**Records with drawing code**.
━━━━━━━━━━━━━━━━━━━━
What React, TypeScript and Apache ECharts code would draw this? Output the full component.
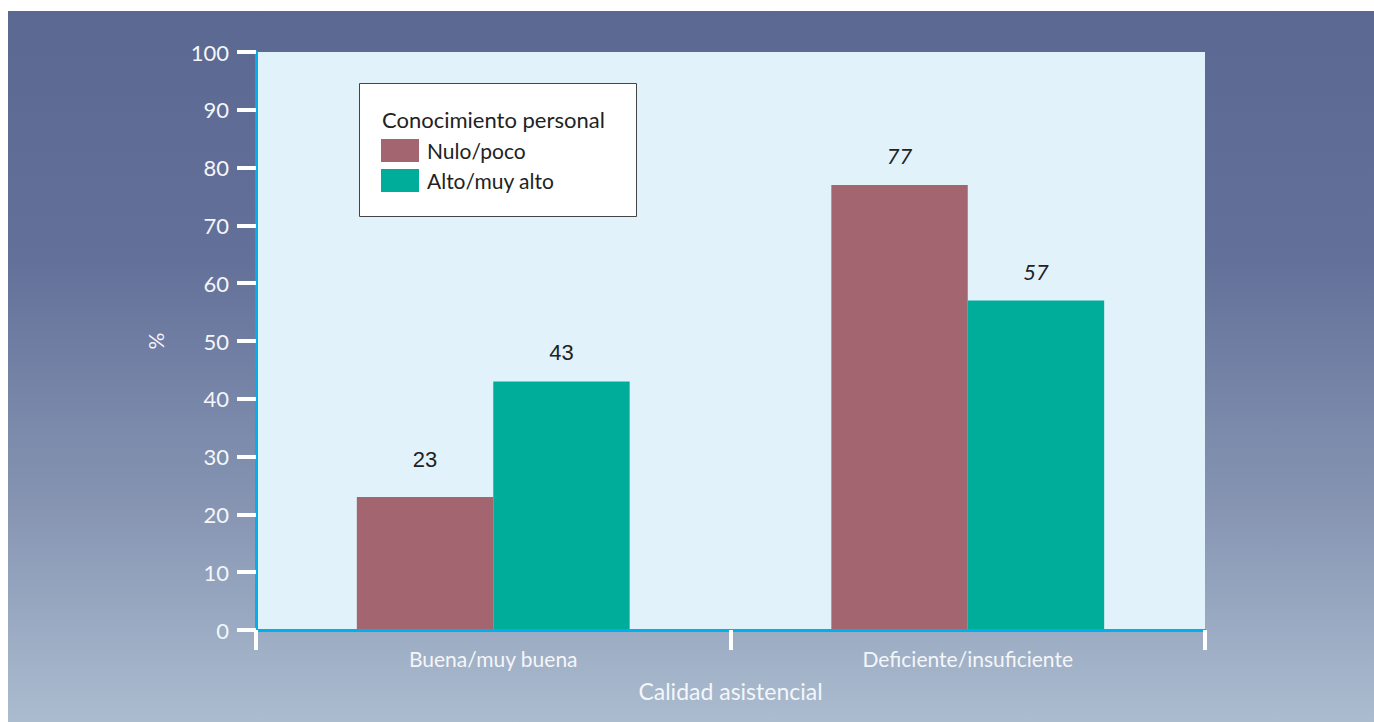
import React, { useEffect, useRef } from "react";
import * as echarts from "echarts";

const categories = ["Buena/muy buena", "Deficiente/insuficiente"];
const seriesNames = ["Nulo/poco", "Alto/muy alto"];
const nuloPoco = [23, 77];
const altoMuyAlto = [43, 57];
const yTicks = [0, 10, 20, 30, 40, 50, 60, 70, 80, 90, 100];
const legendTitle = "Conocimiento personal";
const xAxisName = "Calidad asistencial";
const yAxisName = "%";

const colors = ["#a36670", "#00ad9a"];

export default function App() {
  const ref = useRef<HTMLDivElement>(null);
  useEffect(() => {
    if (!ref.current) return;
    document.documentElement.style.overflow = "hidden";
    document.body.style.overflow = "hidden";
    const chart = echarts.init(ref.current, null, { renderer: "svg" });
    const labelFor = (catIdx: number) =>
      catIdx === 0
        ? { fontFamily: "Liberation Sans", fontStyle: "normal" }
        : { fontFamily: "Lato", fontStyle: "italic" };
    const mkSeries = (name: string, vals: number[], color: string) => ({
      name,
      type: "bar",
      barGap: "0%",
      barCategoryGap: "42.5%",
      itemStyle: { color },
      label: {
        show: true,
        position: "top",
        distance: 18,
        fontSize: 22,
        color: "#222",
      },
      data: vals.map((v, i) => ({
        value: v,
        label: { ...labelFor(i), distance: v === 23 ? 27 : 18 },
      })),
    });
    chart.setOption({
      animation: false,
      backgroundColor: {
        type: "linear",
        x: 0,
        y: 0,
        x2: 0,
        y2: 1,
        colorStops: [
          { offset: 0, color: "#5a6892" },
          { offset: 0.35, color: "#63719a" },
          { offset: 0.7, color: "#8795b3" },
          { offset: 1, color: "#abbccf" },
        ],
      },
      grid: {
        left: 248,
        top: 41,
        width: 949,
        height: 578,
        show: true,
        backgroundColor: "#e2f2fb",
        borderWidth: 0,
        containLabel: false,
      },
      legend: {
        left: 373,
        top: 128,
        orient: "vertical",
        itemWidth: 38,
        itemHeight: 23,
        itemGap: 7,
        padding: 0,
        icon: "rect",
        data: seriesNames,
        textStyle: {
          fontSize: 21,
          color: "#222",
          fontFamily: "Lato",
          padding: [0, 0, 0, 3],
        },
        z: 10,
      },
      graphic: [
        {
          type: "rect",
          z: 5,
          shape: { x: 351.5, y: 72.5, width: 277, height: 133 },
          style: { fill: "#ffffff", stroke: "#444", lineWidth: 1 },
        },
        {
          type: "text",
          z: 6,
          x: 374,
          y: 108,
          style: {
            text: legendTitle,
            fontSize: 22,
            fontFamily: "Lato",
            fill: "#222",
            verticalAlign: "middle",
          },
        },
      ],
      xAxis: {
        type: "category",
        data: categories,
        name: xAxisName,
        nameLocation: "middle",
        nameGap: 49,
        nameTextStyle: { color: "#f4f6fa", fontSize: 23, fontFamily: "Lato" },
        axisLine: { show: true, lineStyle: { color: "#00b0ec", width: 3 } },
        axisTick: {
          show: true,
          length: 20,
          lineStyle: { color: "#ffffff", width: 4 },
        },
        axisLabel: {
          color: "#f4f6fa",
          fontSize: 21,
          fontFamily: "Lato",
          margin: 18,
        },
        z: 3,
      },
      yAxis: {
        type: "value",
        min: yTicks[0],
        max: yTicks[yTicks.length - 1],
        interval: 10,
        name: yAxisName,
        nameLocation: "middle",
        nameGap: 90,
        nameTextStyle: { color: "#f4f6fa", fontSize: 21, fontFamily: "Lato" },
        splitLine: { show: false },
        axisLine: { show: true, lineStyle: { color: "#00b0ec", width: 3 } },
        axisTick: {
          show: true,
          length: 19,
          lineStyle: { color: "#ffffff", width: 4 },
        },
        axisLabel: {
          color: "#f4f6fa",
          fontSize: 22,
          fontFamily: "Lato",
          margin: 27,
        },
        z: 3,
      },
      series: [
        mkSeries(seriesNames[0], nuloPoco, colors[0]),
        mkSeries(seriesNames[1], altoMuyAlto, colors[1]),
      ],
    });
    return () => chart.dispose();
  }, []);
  return (
    <div style={{ position: "fixed", left: 8, top: 11, width: 1366, height: 711 }}>
      <div ref={ref} style={{ width: 1366, height: 711 }} />
    </div>
  );
}
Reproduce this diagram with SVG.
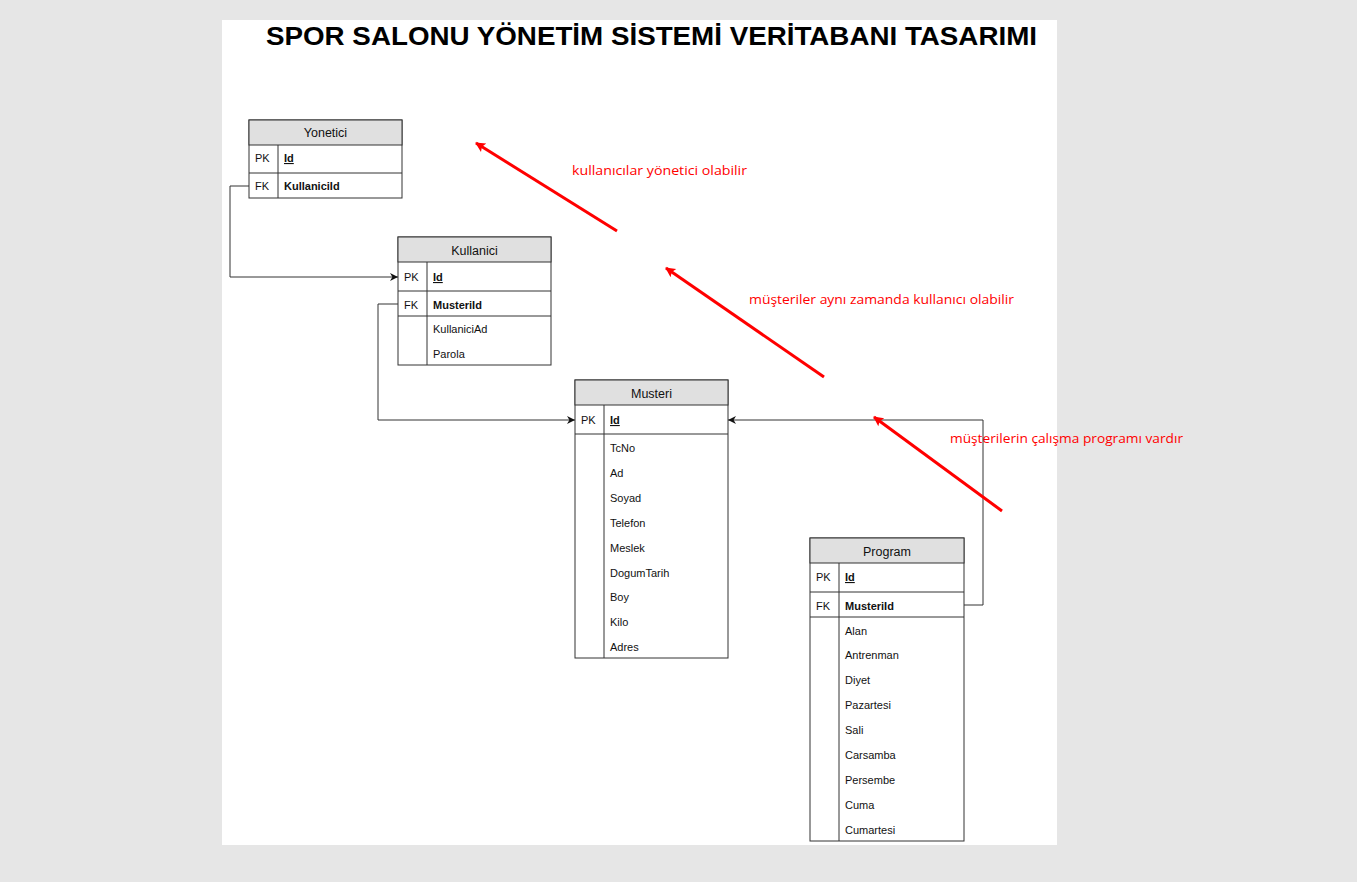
━━━━━━━━━━━━━━━━━━━━
**Directions**.
Without including the pictures, reproduce all entries exactly.

**Written answer**.
What React, TypeScript and Apache ECharts code would draw this? Output the full component.
import React, { useEffect, useRef } from "react";
import * as echarts from "echarts";

const categories = ["Buena/muy buena", "Deficiente/insuficiente"];
const seriesNames = ["Nulo/poco", "Alto/muy alto"];
const nuloPoco = [23, 77];
const altoMuyAlto = [43, 57];
const yTicks = [0, 10, 20, 30, 40, 50, 60, 70, 80, 90, 100];
const legendTitle = "Conocimiento personal";
const xAxisName = "Calidad asistencial";
const yAxisName = "%";

const colors = ["#a36670", "#00ad9a"];

export default function App() {
  const ref = useRef<HTMLDivElement>(null);
  useEffect(() => {
    if (!ref.current) return;
    document.documentElement.style.overflow = "hidden";
    document.body.style.overflow = "hidden";
    const chart = echarts.init(ref.current, null, { renderer: "svg" });
    const labelFor = (catIdx: number) =>
      catIdx === 0
        ? { fontFamily: "Liberation Sans", fontStyle: "normal" }
        : { fontFamily: "Lato", fontStyle: "italic" };
    const mkSeries = (name: string, vals: number[], color: string) => ({
      name,
      type: "bar",
      barGap: "0%",
      barCategoryGap: "42.5%",
      itemStyle: { color },
      label: {
        show: true,
        position: "top",
        distance: 18,
        fontSize: 22,
        color: "#222",
      },
      data: vals.map((v, i) => ({
        value: v,
        label: { ...labelFor(i), distance: v === 23 ? 27 : 18 },
      })),
    });
    chart.setOption({
      animation: false,
      backgroundColor: {
        type: "linear",
        x: 0,
        y: 0,
        x2: 0,
        y2: 1,
        colorStops: [
          { offset: 0, color: "#5a6892" },
          { offset: 0.35, color: "#63719a" },
          { offset: 0.7, color: "#8795b3" },
          { offset: 1, color: "#abbccf" },
        ],
      },
      grid: {
        left: 248,
        top: 41,
        width: 949,
        height: 578,
        show: true,
        backgroundColor: "#e2f2fb",
        borderWidth: 0,
        containLabel: false,
      },
      legend: {
        left: 373,
        top: 128,
        orient: "vertical",
        itemWidth: 38,
        itemHeight: 23,
        itemGap: 7,
        padding: 0,
        icon: "rect",
        data: seriesNames,
        textStyle: {
          fontSize: 21,
          color: "#222",
          fontFamily: "Lato",
          padding: [0, 0, 0, 3],
        },
        z: 10,
      },
      graphic: [
        {
          type: "rect",
          z: 5,
          shape: { x: 351.5, y: 72.5, width: 277, height: 133 },
          style: { fill: "#ffffff", stroke: "#444", lineWidth: 1 },
        },
        {
          type: "text",
          z: 6,
          x: 374,
          y: 108,
          style: {
            text: legendTitle,
            fontSize: 22,
            fontFamily: "Lato",
            fill: "#222",
            verticalAlign: "middle",
          },
        },
      ],
      xAxis: {
        type: "category",
        data: categories,
        name: xAxisName,
        nameLocation: "middle",
        nameGap: 49,
        nameTextStyle: { color: "#f4f6fa", fontSize: 23, fontFamily: "Lato" },
        axisLine: { show: true, lineStyle: { color: "#00b0ec", width: 3 } },
        axisTick: {
          show: true,
          length: 20,
          lineStyle: { color: "#ffffff", width: 4 },
        },
        axisLabel: {
          color: "#f4f6fa",
          fontSize: 21,
          fontFamily: "Lato",
          margin: 18,
        },
        z: 3,
      },
      yAxis: {
        type: "value",
        min: yTicks[0],
        max: yTicks[yTicks.length - 1],
        interval: 10,
        name: yAxisName,
        nameLocation: "middle",
        nameGap: 90,
        nameTextStyle: { color: "#f4f6fa", fontSize: 21, fontFamily: "Lato" },
        splitLine: { show: false },
        axisLine: { show: true, lineStyle: { color: "#00b0ec", width: 3 } },
        axisTick: {
          show: true,
          length: 19,
          lineStyle: { color: "#ffffff", width: 4 },
        },
        axisLabel: {
          color: "#f4f6fa",
          fontSize: 22,
          fontFamily: "Lato",
          margin: 27,
        },
        z: 3,
      },
      series: [
        mkSeries(seriesNames[0], nuloPoco, colors[0]),
        mkSeries(seriesNames[1], altoMuyAlto, colors[1]),
      ],
    });
    return () => chart.dispose();
  }, []);
  return (
    <div style={{ position: "fixed", left: 8, top: 11, width: 1366, height: 711 }}>
      <div ref={ref} style={{ width: 1366, height: 711 }} />
    </div>
  );
}
Reproduce this diagram with SVG.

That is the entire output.